Come the cold days, after the World Series, real baseball fans can’t let go of the game. And that goes double for those who gave their heart to a team that hasn’t played for a championship in more than two decades. (Reds fans, I’m looking at us.)
But there is hope, even for us. It’s called the Hot Stove League.
It’s time to look back at the last season, painful as that may be, and ahead to the next. It’s an opportunity to pore over the statistics — baseball was all about that base (and the percentage a batter got on it) long before Meghan Trainor.
The rumors and questions alone keep you fed in these lean times: Will my team make that trade? Will they sign that free agent? Will the Yankees try to buy another title? (OK, that’s a given.) And with the advent of online sports sites and the MLB network, a fan can keep track pretty much nonstop.

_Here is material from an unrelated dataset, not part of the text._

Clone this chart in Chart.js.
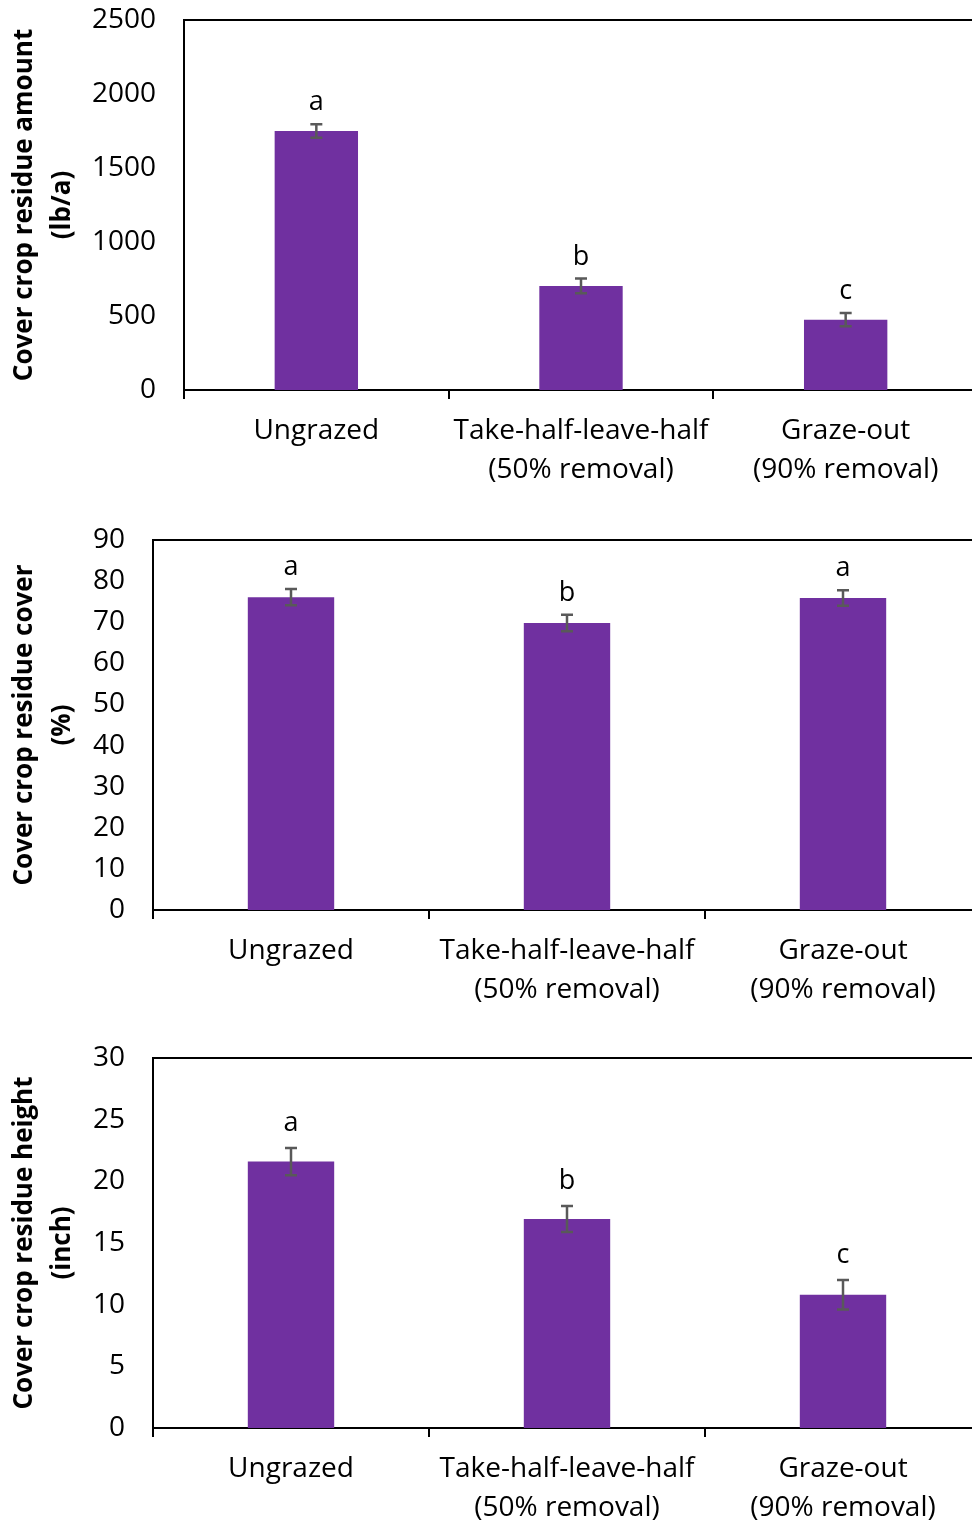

The offseason is a time for players’ injuries to heal (Come on back, Joey Votto!) and for fans to convince themselves those players getting healthy will make all the difference next year. It’s a time to check in on how prospects — the future of your team, you hope — are doing in the fall and winter leagues, and to imagine the damage they’ll do when they reach The Show.
This is the best time of year to re-watch Ken Burns’ magnificent documentary series, “Baseball,” and wonderful movies such as “The Natural,” “Bull Durham” and “Major League” (and so many more).
It’s a time to, once again and forever in vain, try to talk sense to fans of American League teams, to attempt to convince them the abomination that is the designated hitter rule should go away (along with regular season interleague games and umpire-by-replay, while we’re righting the rules).
Spring will arrive soon enough. The days will grow longer and the grass greener and the balls will crack on wood and slap on leather.
And with that will come the somewhat irrational (and, for some, downright screwball) belief that while your team is still tied with all the others atop the division and across the league, anything is possible.
No matter your preference of weather, baseball season is the best season, and we anxiously await its return.
Until then, we’ll keep warm by the hot stove.
Scott Jenkins is news editor of the Salisbury Post.